#### [Working data]
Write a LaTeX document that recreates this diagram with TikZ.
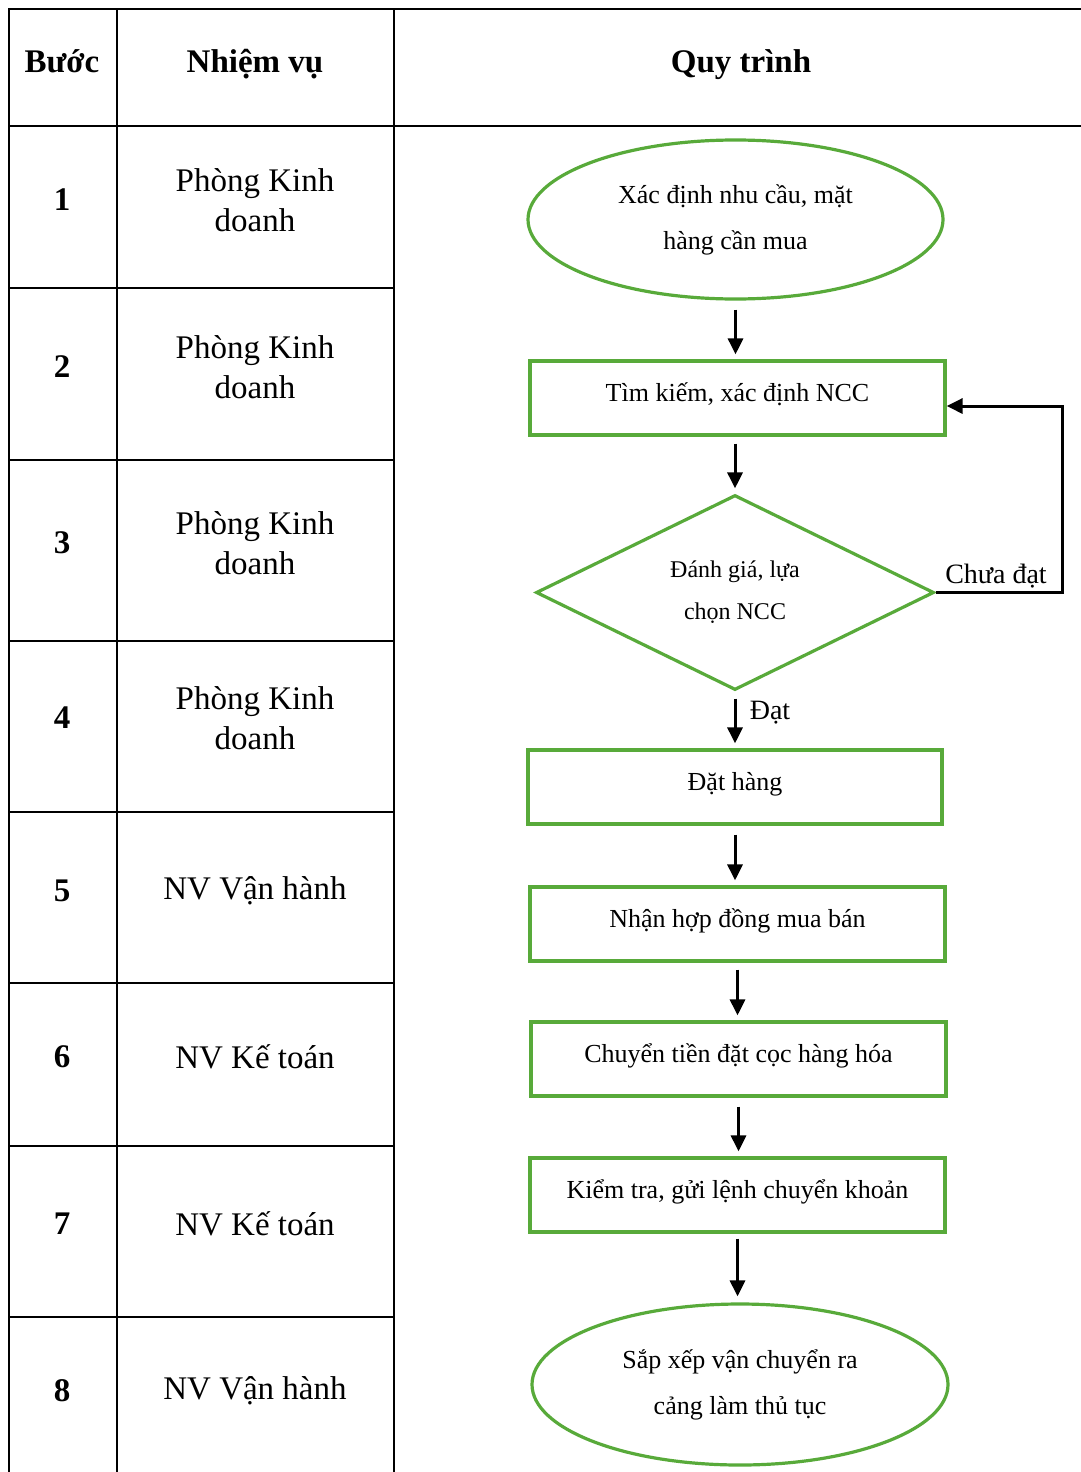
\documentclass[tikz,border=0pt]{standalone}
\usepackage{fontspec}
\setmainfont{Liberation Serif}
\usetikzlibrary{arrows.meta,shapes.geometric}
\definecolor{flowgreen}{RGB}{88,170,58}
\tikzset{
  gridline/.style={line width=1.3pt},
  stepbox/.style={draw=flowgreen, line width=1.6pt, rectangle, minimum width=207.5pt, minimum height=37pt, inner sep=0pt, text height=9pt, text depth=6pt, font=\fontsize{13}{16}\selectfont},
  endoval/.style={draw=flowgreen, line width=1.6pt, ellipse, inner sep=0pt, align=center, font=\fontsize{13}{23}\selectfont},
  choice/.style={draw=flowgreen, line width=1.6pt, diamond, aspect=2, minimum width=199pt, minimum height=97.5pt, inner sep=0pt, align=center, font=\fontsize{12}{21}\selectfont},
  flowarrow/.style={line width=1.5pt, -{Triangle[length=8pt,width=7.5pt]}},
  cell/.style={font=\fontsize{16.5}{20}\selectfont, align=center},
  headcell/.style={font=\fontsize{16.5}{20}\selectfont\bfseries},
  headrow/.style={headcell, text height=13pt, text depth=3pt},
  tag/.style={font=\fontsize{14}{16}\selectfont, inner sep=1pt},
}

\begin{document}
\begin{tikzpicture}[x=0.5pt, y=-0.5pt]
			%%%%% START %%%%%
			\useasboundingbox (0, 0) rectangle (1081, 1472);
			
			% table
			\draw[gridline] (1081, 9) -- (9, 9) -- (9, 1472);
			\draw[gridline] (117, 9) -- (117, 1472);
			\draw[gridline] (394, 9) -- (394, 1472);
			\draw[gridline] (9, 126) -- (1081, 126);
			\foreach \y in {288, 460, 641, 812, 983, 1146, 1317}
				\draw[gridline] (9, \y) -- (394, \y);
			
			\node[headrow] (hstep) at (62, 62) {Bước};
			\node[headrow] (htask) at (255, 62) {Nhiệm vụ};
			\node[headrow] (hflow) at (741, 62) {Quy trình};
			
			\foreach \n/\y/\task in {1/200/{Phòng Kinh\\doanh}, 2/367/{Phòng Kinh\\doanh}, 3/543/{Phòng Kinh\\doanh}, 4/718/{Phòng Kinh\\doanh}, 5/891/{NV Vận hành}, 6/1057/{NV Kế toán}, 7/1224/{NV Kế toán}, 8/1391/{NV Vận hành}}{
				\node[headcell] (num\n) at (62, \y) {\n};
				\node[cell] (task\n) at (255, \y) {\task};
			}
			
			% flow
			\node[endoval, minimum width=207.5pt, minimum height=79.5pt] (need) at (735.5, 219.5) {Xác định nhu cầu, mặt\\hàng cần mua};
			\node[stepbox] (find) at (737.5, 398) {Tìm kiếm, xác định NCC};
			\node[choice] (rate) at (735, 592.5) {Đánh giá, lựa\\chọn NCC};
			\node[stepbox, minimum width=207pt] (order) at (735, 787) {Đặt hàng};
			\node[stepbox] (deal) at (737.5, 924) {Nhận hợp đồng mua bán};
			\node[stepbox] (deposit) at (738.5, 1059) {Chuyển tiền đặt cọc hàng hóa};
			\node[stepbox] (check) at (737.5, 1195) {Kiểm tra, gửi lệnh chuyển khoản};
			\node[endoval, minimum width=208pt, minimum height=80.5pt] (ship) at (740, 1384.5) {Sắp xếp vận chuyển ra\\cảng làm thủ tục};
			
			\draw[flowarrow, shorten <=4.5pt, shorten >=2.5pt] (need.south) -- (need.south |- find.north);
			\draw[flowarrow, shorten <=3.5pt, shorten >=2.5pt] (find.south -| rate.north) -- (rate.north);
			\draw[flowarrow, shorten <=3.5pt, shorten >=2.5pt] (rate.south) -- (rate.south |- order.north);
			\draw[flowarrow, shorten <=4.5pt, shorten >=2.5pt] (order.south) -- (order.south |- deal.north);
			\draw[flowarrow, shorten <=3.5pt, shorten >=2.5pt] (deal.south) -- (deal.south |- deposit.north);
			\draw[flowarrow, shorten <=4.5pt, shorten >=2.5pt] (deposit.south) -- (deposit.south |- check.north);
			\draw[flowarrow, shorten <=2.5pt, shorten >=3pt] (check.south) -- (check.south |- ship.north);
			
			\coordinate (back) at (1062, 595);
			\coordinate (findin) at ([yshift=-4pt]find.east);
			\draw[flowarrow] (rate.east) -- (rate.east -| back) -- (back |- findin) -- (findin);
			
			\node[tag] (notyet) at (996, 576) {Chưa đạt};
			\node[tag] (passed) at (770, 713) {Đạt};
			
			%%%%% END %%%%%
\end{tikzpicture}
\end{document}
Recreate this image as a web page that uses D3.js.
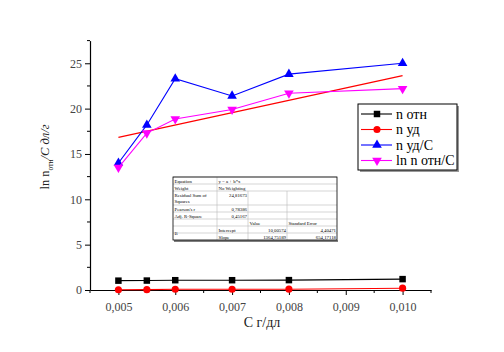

#### [Request]
Write out each entry exactly as given, but skip the pictures.

#### [Exercise answer]
Write a LaTeX document that recreates this diagram with TikZ.
\documentclass[tikz,border=0pt]{standalone}
\usepackage{fontspec}
\setmainfont{Liberation Serif}
\usetikzlibrary{arrows.meta,shapes.geometric}
\definecolor{flowgreen}{RGB}{88,170,58}
\tikzset{
  gridline/.style={line width=1.3pt},
  stepbox/.style={draw=flowgreen, line width=1.6pt, rectangle, minimum width=207.5pt, minimum height=37pt, inner sep=0pt, text height=9pt, text depth=6pt, font=\fontsize{13}{16}\selectfont},
  endoval/.style={draw=flowgreen, line width=1.6pt, ellipse, inner sep=0pt, align=center, font=\fontsize{13}{23}\selectfont},
  choice/.style={draw=flowgreen, line width=1.6pt, diamond, aspect=2, minimum width=199pt, minimum height=97.5pt, inner sep=0pt, align=center, font=\fontsize{12}{21}\selectfont},
  flowarrow/.style={line width=1.5pt, -{Triangle[length=8pt,width=7.5pt]}},
  cell/.style={font=\fontsize{16.5}{20}\selectfont, align=center},
  headcell/.style={font=\fontsize{16.5}{20}\selectfont\bfseries},
  headrow/.style={headcell, text height=13pt, text depth=3pt},
  tag/.style={font=\fontsize{14}{16}\selectfont, inner sep=1pt},
}

\begin{document}
\begin{tikzpicture}[x=0.5pt, y=-0.5pt]
			%%%%% START %%%%%
			\useasboundingbox (0, 0) rectangle (1081, 1472);
			
			% table
			\draw[gridline] (1081, 9) -- (9, 9) -- (9, 1472);
			\draw[gridline] (117, 9) -- (117, 1472);
			\draw[gridline] (394, 9) -- (394, 1472);
			\draw[gridline] (9, 126) -- (1081, 126);
			\foreach \y in {288, 460, 641, 812, 983, 1146, 1317}
				\draw[gridline] (9, \y) -- (394, \y);
			
			\node[headrow] (hstep) at (62, 62) {Bước};
			\node[headrow] (htask) at (255, 62) {Nhiệm vụ};
			\node[headrow] (hflow) at (741, 62) {Quy trình};
			
			\foreach \n/\y/\task in {1/200/{Phòng Kinh\\doanh}, 2/367/{Phòng Kinh\\doanh}, 3/543/{Phòng Kinh\\doanh}, 4/718/{Phòng Kinh\\doanh}, 5/891/{NV Vận hành}, 6/1057/{NV Kế toán}, 7/1224/{NV Kế toán}, 8/1391/{NV Vận hành}}{
				\node[headcell] (num\n) at (62, \y) {\n};
				\node[cell] (task\n) at (255, \y) {\task};
			}
			
			% flow
			\node[endoval, minimum width=207.5pt, minimum height=79.5pt] (need) at (735.5, 219.5) {Xác định nhu cầu, mặt\\hàng cần mua};
			\node[stepbox] (find) at (737.5, 398) {Tìm kiếm, xác định NCC};
			\node[choice] (rate) at (735, 592.5) {Đánh giá, lựa\\chọn NCC};
			\node[stepbox, minimum width=207pt] (order) at (735, 787) {Đặt hàng};
			\node[stepbox] (deal) at (737.5, 924) {Nhận hợp đồng mua bán};
			\node[stepbox] (deposit) at (738.5, 1059) {Chuyển tiền đặt cọc hàng hóa};
			\node[stepbox] (check) at (737.5, 1195) {Kiểm tra, gửi lệnh chuyển khoản};
			\node[endoval, minimum width=208pt, minimum height=80.5pt] (ship) at (740, 1384.5) {Sắp xếp vận chuyển ra\\cảng làm thủ tục};
			
			\draw[flowarrow, shorten <=4.5pt, shorten >=2.5pt] (need.south) -- (need.south |- find.north);
			\draw[flowarrow, shorten <=3.5pt, shorten >=2.5pt] (find.south -| rate.north) -- (rate.north);
			\draw[flowarrow, shorten <=3.5pt, shorten >=2.5pt] (rate.south) -- (rate.south |- order.north);
			\draw[flowarrow, shorten <=4.5pt, shorten >=2.5pt] (order.south) -- (order.south |- deal.north);
			\draw[flowarrow, shorten <=3.5pt, shorten >=2.5pt] (deal.south) -- (deal.south |- deposit.north);
			\draw[flowarrow, shorten <=4.5pt, shorten >=2.5pt] (deposit.south) -- (deposit.south |- check.north);
			\draw[flowarrow, shorten <=2.5pt, shorten >=3pt] (check.south) -- (check.south |- ship.north);
			
			\coordinate (back) at (1062, 595);
			\coordinate (findin) at ([yshift=-4pt]find.east);
			\draw[flowarrow] (rate.east) -- (rate.east -| back) -- (back |- findin) -- (findin);
			
			\node[tag] (notyet) at (996, 576) {Chưa đạt};
			\node[tag] (passed) at (770, 713) {Đạt};
			
			%%%%% END %%%%%
\end{tikzpicture}
\end{document}
Recreate this image as a web page that uses D3.js.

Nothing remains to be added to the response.